Saudi Arabia was saved from worse trouble with local terrorists by the growing (after 2003) violence in Iraq between the Sunni Arab minority, and the Shia majority. This attracted many Saudi fanatics, most of whom died in Iraq. This greatly depleted the number of al Qaeda backers inside Saudi Arabia. Over 5,000 Saudi Islamic radicals are believed to have died in Iraq. From 2003-7, up to half the suicide bombers were Saudis, and about half the foreigners held in U.S. military prisons in Iraq were Saudis. Back in 2007, American intelligence believed about 45 percent of the foreign fighters (less than ten percent of all terrorists there) were Saudis. The next largest group was Syrians and Lebanese (15 percent), followed by North Africans (10 percent). The other 30 percent were from all over, including Europe. More recently thousands of young Saudi men have gone off to join ISIL. Returning home is difficult as the Saudi security services have become adept at dealing with returning Islamic warriors. 
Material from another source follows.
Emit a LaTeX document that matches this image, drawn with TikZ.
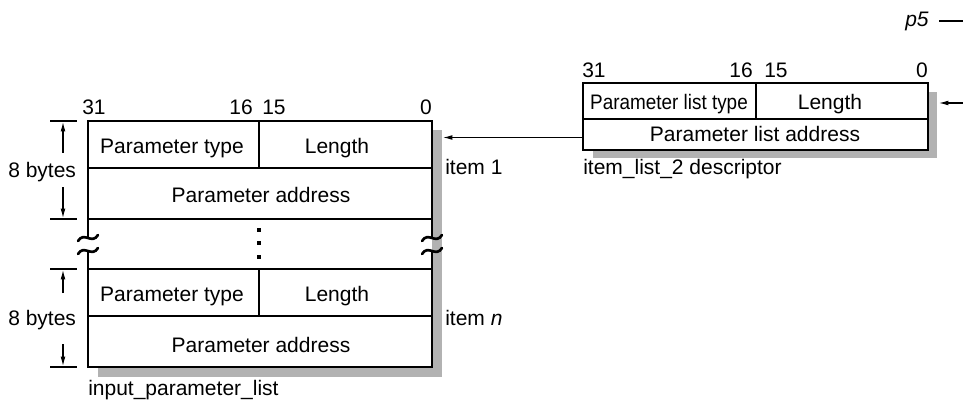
\documentclass[tikz,border=0pt]{standalone}
\usepackage{fontspec}
\setmainfont{Liberation Sans}
\usetikzlibrary{arrows.meta}
\begin{document}
\begin{tikzpicture}[x=0.75pt,y=-0.75pt,
  txt/.style={inner sep=0pt, anchor=base, font=\fontsize{15.75}{18}\selectfont},
  txtl/.style={txt, anchor=base west},
  txtr/.style={txt, anchor=base east},
  thickline/.style={line width=2.2pt},
  thinline/.style={line width=1pt},
  shadowbox/.style={fill=black!30, draw=none},
  ptr/.style={line width=0.8pt, -{Latex[length=7pt,width=3.6pt]}},
  ticked/.style={line width=1pt},
  brk/.pic={\draw[line width=2pt, line cap=round] (-10,3) .. controls (-4,-7) and (4,7) .. (10,-3);},
  dotbox/.style={fill=black, draw=none}]
\useasboundingbox (0,0) rectangle (963,406);

% ---------- p5 label ----------
\node[txtl] (p5) at (905,27) {\itshape p5};
\coordinate (dashA) at (939,21);
\coordinate (dashB) at (963,21);
\draw[line width=0.8pt] (dashA) -- (dashB);

% ---------- main list ----------
\fill[shadowbox] (98,130) rectangle (442,377);
\fill[white] (88,121) rectangle (432,367);
\draw[thinline] (88,168) -- (432,168);
\draw[thinline] (88,219) -- (432,219);
\draw[thinline] (259,121) -- (259,168);
\draw[thinline] (88,316) -- (432,316);
\draw[thinline] (259,269) -- (259,316);
\draw[thickline] (88,237) -- (88,121) -- (432,121) -- (432,237);
\draw[thickline] (88,252) -- (88,367) -- (432,367) -- (432,252);
\draw[thickline] (88,269) -- (432,269);
\pic at (88,238) {brk};
\pic at (88,251) {brk};
\pic at (432,238) {brk};
\pic at (432,251) {brk};
\fill[dotbox] (257,228) rectangle (261,232);
\fill[dotbox] (257,241) rectangle (261,245);
\fill[dotbox] (257,255) rectangle (261,259);

\node[txtl] (b31) at (82,115) {31};
\node[txtr] (b16) at (253,115) {16};
\node[txtl] (b15) at (262,115) {15};
\node[txtr] (b0) at (432,115) {0};

\node[txt] (pt1) at (172,154) {Parameter type};
\node[txt] (len1) at (337,154) {Length};
\node[txt] (pa1) at (261,202) {Parameter address};
\node[txt] (pt2) at (172,301) {Parameter type};
\node[txt] (len2) at (337,301) {Length};
\node[txt] (pa2) at (261,352) {Parameter address};

\node[txtl] (item1) at (445,175) {item 1};
\node[txtl] (itemn) at (445,325) {item \textit{n}};
\node[txtl] (ipl) at (88,395) {input\_parameter\_list};

% dimension marks
\node[txtl] (by1) at (8,177) {8 bytes};
\node[txtl] (by2) at (8,325) {8 bytes};
\draw[ticked] (50,121) -- (77,121);
\draw[ticked] (50,219) -- (77,219);
\draw[ticked] (50,269) -- (77,269);
\draw[ticked] (50,367) -- (77,367);
\coordinate (u1a) at (63,153); \coordinate (u1b) at (63,122);
\coordinate (d1a) at (63,187); \coordinate (d1b) at (63,218);
\coordinate (u2a) at (63,293); \coordinate (u2b) at (63,270);
\coordinate (d2a) at (63,344); \coordinate (d2b) at (63,366);
\draw[ptr] (u1a) -- (u1b);
\draw[ptr] (d1a) -- (d1b);
\draw[ptr] (u2a) -- (u2b);
\draw[ptr] (d2a) -- (d2b);

% ---------- descriptor ----------
\fill[shadowbox] (593,92) rectangle (937,158);
\fill[white] (583,83) rectangle (928,150);
\draw[thinline] (583,119) -- (928,119);
\draw[thinline] (756,83) -- (756,119);
\draw[thickline] (583,83) rectangle (928,150);

\node[txtl] (d31) at (582,78) {31};
\node[txtr] (d16) at (753,78) {16};
\node[txtl] (d15) at (764,78) {15};
\node[txtr] (d0) at (928,78) {0};

\node[txt] (dplt) at (669,110) {\scalebox{0.9}[1]{Parameter list type}};
\node[txt] (dlen) at (830,110) {Length};
\node[txt] (dpla) at (755,142) {Parameter list address};
\node[txtl] (dname) at (583,175) {item\_list\_2 descriptor};

% ---------- pointers ----------
\coordinate (descL) at (583,137.5);
\coordinate (mainR) at (443,137.5);
\draw[ptr] (descL) -- (mainR);
\coordinate (inR) at (963,103);
\coordinate (descR) at (939,103);
\draw[ptr] (inR) -- (descR);
\end{tikzpicture}
\end{document}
At first al Qaeda terrorists appeared capable of doing some serious damage in Saudi Arabia. In 2003-4, they made four major attacks. These killed 68 people, including twelve Americans. Because most of the dead were Saudis that turned the population against the terrorists. All the planned terror attacks since then have been aborted by security forces, usually via tips from Saudi civilians. Most Islamic terrorists have now fled the kingdom. 

A large minority of Saudis still support Islamic terrorist groups, but it's the majority who do not and that makes it nearly impossible for the terrorists to operate in their "homeland." Killing civilians will do that, and al Qaeda has not been able to figure out how to fight without shedding the blood of innocents. So the innocents are taking their revenge.